6
Она бы и не жила вообще. Вспетушился молодой ординатор, что привез девочку по «Скорой». «Да что ты знаешь? Да что ты понимаешь?» – кричали на него. Но он заставил врачей спасать ее. И вызвал Михеева, аса «Скорой помощи». Тот только присвистнул. Но сделал все, что мог.
Девчонку сшили на живую нитку, пальцами выковыривая из нее бутылочное стекло. Она не могла выжить ни по каким прогнозам, но выжила телом, оставшись в беспамятстве.
– Лишняя мука родителям, – сказал уже Михеев. – Будут ждать, не дай бог дождутся, а она уже совсем другая. Ни девочка, ни женщина. Инвалид. Из нее же вынули почти всю материальную часть. Живая мертвая.
– Но ведь живая, – тихо сказал тогда молодой ординатор.
– Это тоже неизвестно. Кома – это все-таки предсмертие, а не преджизнь. А если – не дай бог – жизнь, то я бы себе такой не пожелал. Одно счастье: пока она этого не знает, и сколько будет не знать – никому неведомо.
Когда у ординатора возникла возможность уехать в Германию на стажировку, он уехал не думая.
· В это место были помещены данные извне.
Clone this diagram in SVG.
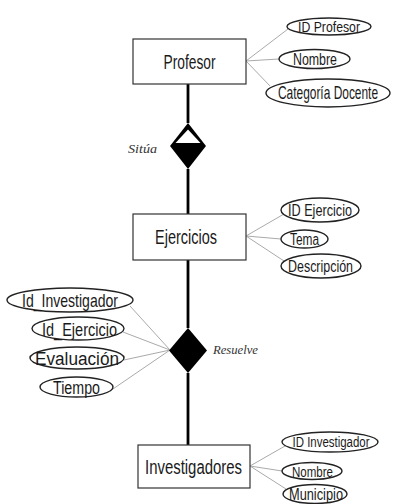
<svg xmlns="http://www.w3.org/2000/svg" width="393" height="504" viewBox="0 0 393 504">
<style>
.ent{fill:#fff;stroke:#333;stroke-width:1.2}
.att{fill:#fff;stroke:#222;stroke-width:1.4}
.t{font-family:"Liberation Sans",Arial,sans-serif;fill:#1a1a1a;text-anchor:middle}
.et{font-size:20px}
.rel{font-family:"Liberation Serif","Times New Roman",serif;font-style:italic;font-size:13px;fill:#333}
.main{stroke:#000;stroke-width:2.8;fill:none}
.thin{stroke:#aaa;stroke-width:1;fill:none}
</style>
<rect width="393" height="504" fill="#fff"/>
<g id="connectors">
<line class="main" x1="188" y1="84" x2="188" y2="123"/>
<line class="main" x1="188" y1="169" x2="188" y2="214"/>
<line class="main" x1="188" y1="260" x2="188" y2="328"/>
<line class="main" x1="188" y1="373" x2="188" y2="445"/>
<path class="thin" d="M246 61 L288 29 M246 61 L279 59 M246 61 L270 86"/>
<path class="thin" d="M246 236 L284 214 M246 236 L281 239 M246 236 L284 261"/>
<path class="thin" d="M250 466 L285 446 M250 466 L282 471 M250 466 L286 489"/>
<path class="thin" d="M170 350 L130 306 M170 350 L123 332 M170 350 L124 360 M170 350 L110 391"/>
</g>
<g id="profesor">
<rect class="ent" x="133" y="39" width="113" height="45"/>
<text class="t et" x="189.5" y="68.5" textLength="52" lengthAdjust="spacingAndGlyphs">Profesor</text>
</g>
<g id="attr-id-profesor">
<ellipse class="att" cx="329" cy="26.5" rx="42" ry="8.5"/>
<text class="t" font-size="15" x="329" y="31.5" textLength="62" lengthAdjust="spacingAndGlyphs">ID Profesor</text>
</g>
<g id="attr-nombre-profesor">
<ellipse class="att" cx="314.5" cy="59" rx="35.5" ry="9.5"/>
<text class="t" font-size="16" x="315" y="64.5" textLength="44" lengthAdjust="spacingAndGlyphs">Nombre</text>
</g>
<g id="attr-categoria">
<ellipse class="att" cx="328" cy="93" rx="62" ry="14"/>
<text class="t" font-size="18" x="0" y="0" transform="translate(328,99) scale(0.65,1)" textLength="154" lengthAdjust="spacingAndGlyphs">Categoría Docente</text>
</g>
<g id="situa">
<polygon points="188,123 206,146 188,169 170,146" fill="#000"/>
<polygon points="188,129.5 200.5,143 175.5,143" fill="#fff"/>
<text class="rel" x="128" y="153" textLength="29" lengthAdjust="spacingAndGlyphs">Sitúa</text>
</g>
<g id="ejercicios">
<rect class="ent" x="133" y="214" width="113" height="46"/>
<text class="t et" x="186" y="244" textLength="62" lengthAdjust="spacingAndGlyphs">Ejercicios</text>
</g>
<g id="attr-id-ejercicio">
<ellipse class="att" cx="320" cy="210" rx="39" ry="12"/>
<text class="t" font-size="17" x="320" y="216" textLength="64" lengthAdjust="spacingAndGlyphs">ID Ejercicio</text>
</g>
<g id="attr-tema">
<ellipse class="att" cx="304.5" cy="239" rx="23.5" ry="9"/>
<text class="t" font-size="16" x="304.5" y="244.5" textLength="29" lengthAdjust="spacingAndGlyphs">Tema</text>
</g>
<g id="attr-descripcion">
<ellipse class="att" cx="321" cy="266" rx="40" ry="12"/>
<text class="t" font-size="17" x="320.5" y="272" textLength="65" lengthAdjust="spacingAndGlyphs">Descripción</text>
</g>
<g id="resuelve">
<polygon points="188,328 207,350.5 188,373 169,350.5" fill="#000"/>
<text class="rel" x="213" y="354" textLength="45" lengthAdjust="spacingAndGlyphs">Resuelve</text>
</g>
<g id="attr-id-investigador-rel">
<ellipse class="att" cx="70" cy="300" rx="63" ry="12"/>
<text class="t" font-size="19" x="70" y="307" textLength="96" lengthAdjust="spacingAndGlyphs">Id_Investigador</text>
</g>
<g id="attr-id-ejercicio-rel">
<ellipse class="att" cx="78" cy="328.5" rx="46" ry="11.5"/>
<text class="t" font-size="19" x="79.5" y="335.5" textLength="75" lengthAdjust="spacingAndGlyphs">Id_Ejercicio</text>
</g>
<g id="attr-evaluacion">
<ellipse class="att" cx="77" cy="358" rx="47" ry="11"/>
<text class="t" font-size="18" x="77" y="364.5" textLength="84" lengthAdjust="spacingAndGlyphs">Evaluación</text>
</g>
<g id="attr-tiempo">
<ellipse class="att" cx="76.5" cy="387" rx="36.5" ry="10"/>
<text class="t" font-size="18" x="76.5" y="393.5" textLength="47" lengthAdjust="spacingAndGlyphs">Tiempo</text>
</g>
<g id="investigadores">
<rect class="ent" x="138" y="445" width="112" height="43"/>
<text class="t et" x="193.5" y="473.5" textLength="97" lengthAdjust="spacingAndGlyphs">Investigadores</text>
</g>
<g id="attr-id-investigador">
<ellipse class="att" cx="330" cy="442" rx="48" ry="10"/>
<text class="t" font-size="14" x="331" y="447" textLength="77" lengthAdjust="spacingAndGlyphs">ID Investigador</text>
</g>
<g id="attr-nombre-investigador">
<ellipse class="att" cx="312" cy="471" rx="30" ry="8.5"/>
<text class="t" font-size="15" x="312.5" y="476.5" textLength="41" lengthAdjust="spacingAndGlyphs">Nombre</text>
</g>
<g id="attr-municipio">
<ellipse class="att" cx="315" cy="494" rx="32" ry="9.5"/>
<text class="t" font-size="16" x="316" y="499.5" textLength="54" lengthAdjust="spacingAndGlyphs">Municipio</text>
</g>
</svg>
Больше всего его стали интересовать пограничные случаи. И хотя ему объясняли, что всякая болезнь, даже насморк, может быть пограничьем, он ринулся в полостную хирургию, хирургию большой беды. Как-то незаметно женился, получил гражданство, незаметно развелся. И то, и другое было без сердечного надрыва, чисто, по расписанию, по-европейски. За пять лет стал знаменитым доктором.
Первая передышка в спринте жизни привела его на родину. Родители его ездили к нему регулярно, радовались успехам сына в работе, огорчались, что в личной жизни у него полный швах, да какие его годы, тридцати еще нет и все при нем (нам такая жизнь и не снилась). Его никогда не тянуло в Россию. От воспоминаний о ней остался драндулет «Скорой», в котором даже больных животных возить срамно, и недоубитая девочка с шелковыми слабыми волосами. Он думал: тогда бы его знания, его возможности, но разве ее можно было тогда довезти не то что до Германии, просто до Склифа. Больница по дороге, вот что ей, бедняге, досталось. И то! Времени терять было нельзя, ведь ее привезли, в сущности, мертвую. Трепыхалось сердечко просто по глупости шестнадцати лет.
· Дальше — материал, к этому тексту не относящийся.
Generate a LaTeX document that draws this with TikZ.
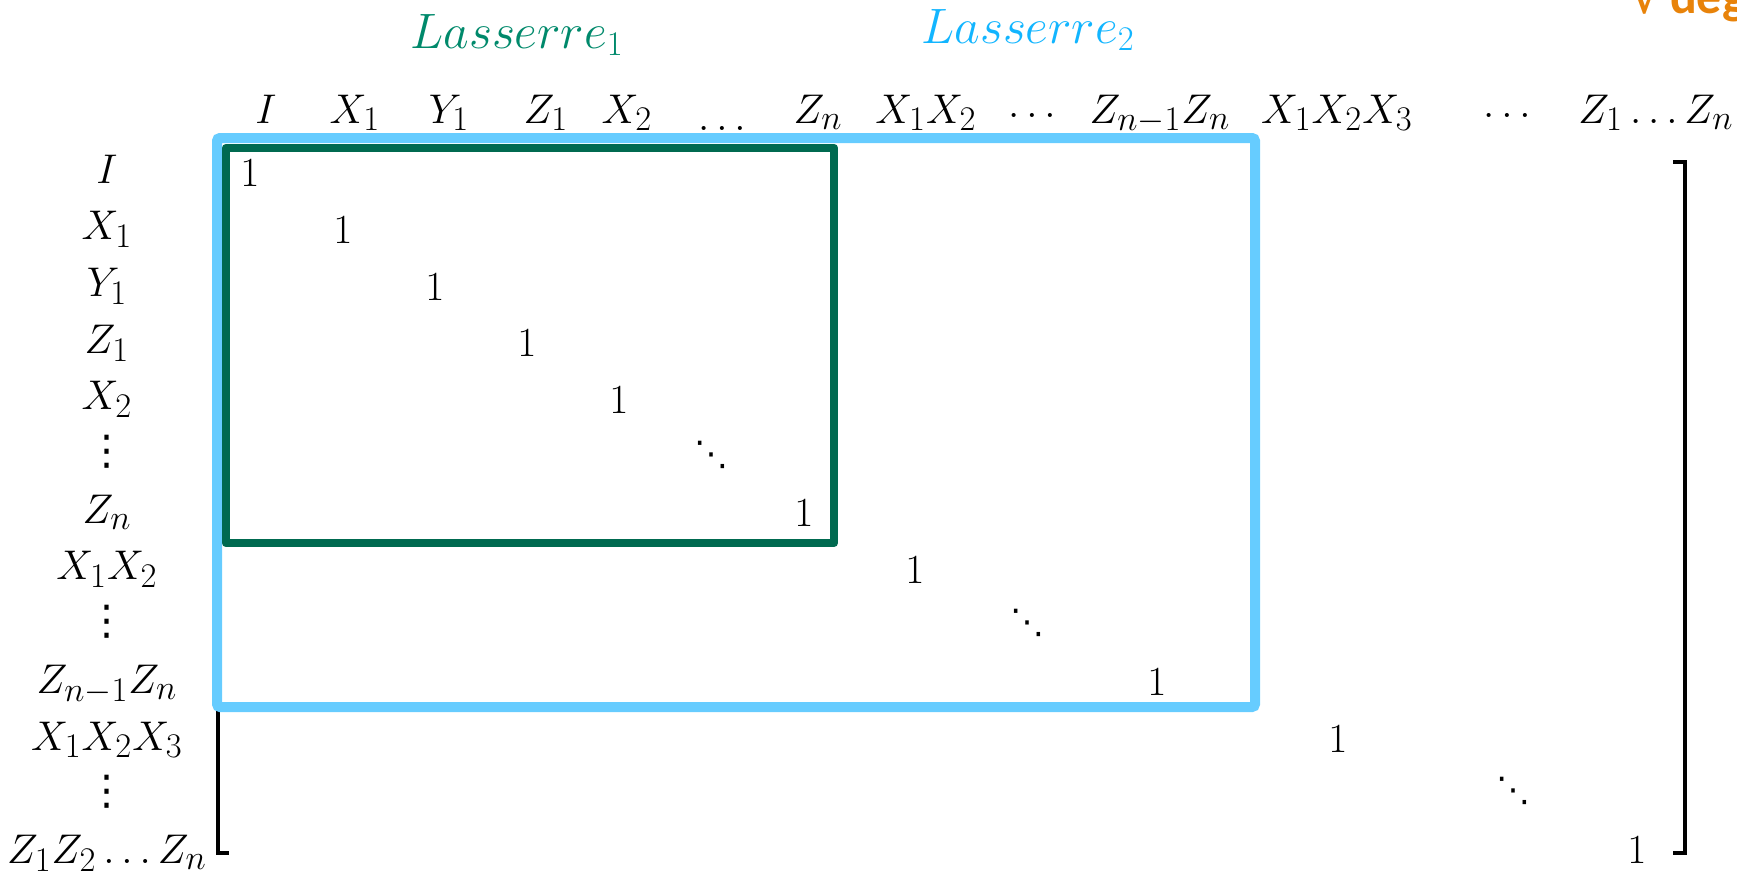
\documentclass[tikz,border=0pt]{standalone}
\usepackage{fontspec}
\newfontfamily\orfont{Carlito}
\newfontfamily\symfont{DejaVu Sans}
\definecolor{lblue}{HTML}{66CCFF}
\definecolor{dgreen}{HTML}{006A50}
\definecolor{lasone}{HTML}{00896B}
\definecolor{lastwo}{HTML}{12B5FF}
\definecolor{orng}{HTML}{E8830A}
\begin{document}
\begin{tikzpicture}[x=0.5pt,y=-0.5pt,
  every node/.style={inner sep=0pt, outer sep=0pt, font=\fontsize{22.7}{27}\selectfont},
  lab/.style={anchor=base},
  one/.style={anchor=base},
  dd/.style={anchor=center, font=\fontsize{17}{20}\selectfont\symfont},
  vd/.style={anchor=center, font=\fontsize{20.5}{24}\selectfont\symfont},
  blueR/.style={draw=lblue, line width=5pt, rounded corners=1.5pt},
  greenR/.style={draw=dgreen, line width=4.2pt, line join=round},
  brk/.style={draw=black, line width=2.2pt},
]
\clip (0,0) rectangle (1737,879);

% titles
\node[lab, text=lasone, font=\fontsize{23.5}{28}\selectfont] (las1) at (517,48) {$Lasserre_1$};
\node[lab, text=lastwo, font=\fontsize{23.5}{28}\selectfont] (las2) at (1028,43) {$Lasserre_2$};
\node[anchor=base, text=orng, font=\fontsize{20}{24}\selectfont\symfont\bfseries] (chk) at (1646,13) {√};
\node[anchor=base west, text=orng, font=\fontsize{25}{30}\selectfont\orfont\bfseries] (deg) at (1670,13) {degree};

% column headers
\node[lab] (h1) at (266,123) {$I$};
\node[lab] (h2) at (355,123) {$X_1$};
\node[lab] (h3) at (449,123) {$Y_1$};
\node[lab] (h4) at (546,123) {$Z_1$};
\node[lab] (h5) at (627,123) {$X_2$};
\node[lab] (h6) at (722,130) {$\ldots$};
\node[lab] (h7) at (818,123) {$Z_n$};
\node[lab] (h8) at (926,123) {$X_1X_2$};
\node[lab] (h9) at (1032,117) {$\ldots$};
\node[lab] (h10) at (1160,123) {$Z_{n-1}Z_n$};
\node[lab] (h11) at (1337,123) {$X_1X_2X_3$};
\node[lab] (h12) at (1507,117) {$\ldots$};
\node[lab] (h13) at (1656,123) {$Z_1\ldots Z_n$};

% row labels
\node[lab] (r1) at (107,183) {$I$};
\node[lab] (r2) at (107,239.7) {$X_1$};
\node[lab] (r3) at (107,296.4) {$Y_1$};
\node[lab] (r4) at (107,353.1) {$Z_1$};
\node[lab] (r5) at (107,409.8) {$X_2$};
\node[vd] (r6) at (107,452) {⋮};
\node[lab] (r7) at (107,523.2) {$Z_n$};
\node[lab] (r8) at (107,579.9) {$X_1X_2$};
\node[vd] (r9) at (107,622) {⋮};
\node[lab] (r10) at (107,693.3) {$Z_{n-1}Z_n$};
\node[lab] (r11) at (107,750) {$X_1X_2X_3$};
\node[vd] (r12) at (107,792) {⋮};
\node[lab] (r13) at (107,863.4) {$Z_1Z_2\ldots Z_n$};

% brackets
\coordinate (lbT) at (218,707);
\coordinate (lbB) at (218,853);
\coordinate (lbE) at (229,853);
\draw[brk] (lbT) -- (lbB) -- (lbE);
\coordinate (rbTs) at (1673,162);
\coordinate (rbT) at (1685,162);
\coordinate (rbB) at (1685,853);
\coordinate (rbBs) at (1673,853);
\draw[brk] (rbTs) -- (rbT) -- (rbB) -- (rbBs);

% Lasserre boxes
\coordinate (bNW) at (217,138);
\coordinate (bSE) at (1255,707);
\draw[blueR] (bNW) rectangle (bSE);
\coordinate (gNW) at (226,148);
\coordinate (gSE) at (834,543);
\draw[greenR] (gNW) rectangle (gSE);

% diagonal entries
\node[one] (e1) at (250,186) {$1$};
\node[one] (e2) at (343,243) {$1$};
\node[one] (e3) at (435,300) {$1$};
\node[one] (e4) at (527,356) {$1$};
\node[one] (e5) at (619,413) {$1$};
\node[dd] (e6) at (711,455) {⋱};
\node[one] (e7) at (804,526) {$1$};
\node[one] (e8) at (915,583) {$1$};
\node[dd] (e9) at (1027,623) {⋱};
\node[one] (e10) at (1157,695) {$1$};
\node[one] (e11) at (1338,752) {$1$};
\node[dd] (e12) at (1513,791) {⋱};
\node[one] (e13) at (1637,863) {$1$};
\end{tikzpicture}
\end{document}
А через пять лет он приехал в Москву. Удивился. Развел руками. Такой кругом плюмаж.
Не сразу пошел в больницу, где когда-то проходил ординатуру. Москва оглушила, заманила в свой вертеп. И не будь он человеком холодноватым и разумным, не сносить бы ему башки… Вот в этот момент возможности отнятия головы он в качестве противоядия и прописал себе посещение московских больниц. Плюмажа там не наблюдалось. И как-то все устаканилось в душе. Не потому что он порадовался отставанию медицины от той, в которой работал. Совсем нет! Просто мухи отделились от котлет. Родина-мать была все такой же смертельно больной, хотя денег имела немеряно. Она носила бриллианты и ездила в «Мерседесах», но брюхо ее по-прежнему было вспорото и сочилось кровью пополам с гноем. Гулять с цыганами в ней было стыдно, проматывать деньги позорно, значит, возвращаться в нее, как понимал Михаил, не имело смысла. Во всяком случае для него. Он серьезно сказал родителям, что хочет их забрать к себе. Странное дело, но они отказались.
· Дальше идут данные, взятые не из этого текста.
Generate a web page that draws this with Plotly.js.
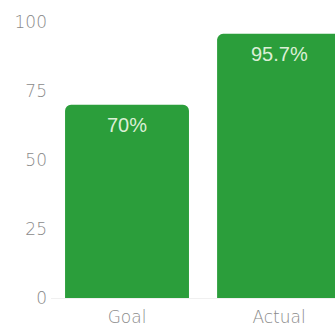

– Поздно привыкать к чужому хорошему, – сказал отец. – Я читал, как бежавшие после революции барыни мыли чужие подъезды своими кружевами. Но у них были кружева. И были мысли. У нас нет ни того, ни другого, сынок. Мы обугленные головешки огня русских бунтов. Мы пахнем бедой, а неприлично въезжать в чужой дом с дурным запахом.
Он не мог их переубедить, потому что, как это ни странно, понимал их. У него оставалось несколько дней, и он посвятил их только родителям, то бишь никуда не ходил, разговаривал, играл с отцом в шахматы, маме вдевал в иглу нитку, смотрели вместе телевизор. «Кровь с молоком», – острил отец по поводу увиденного. У сына мысли были совсем плохие.
В такую минуту и позвонил бывший однокурсник.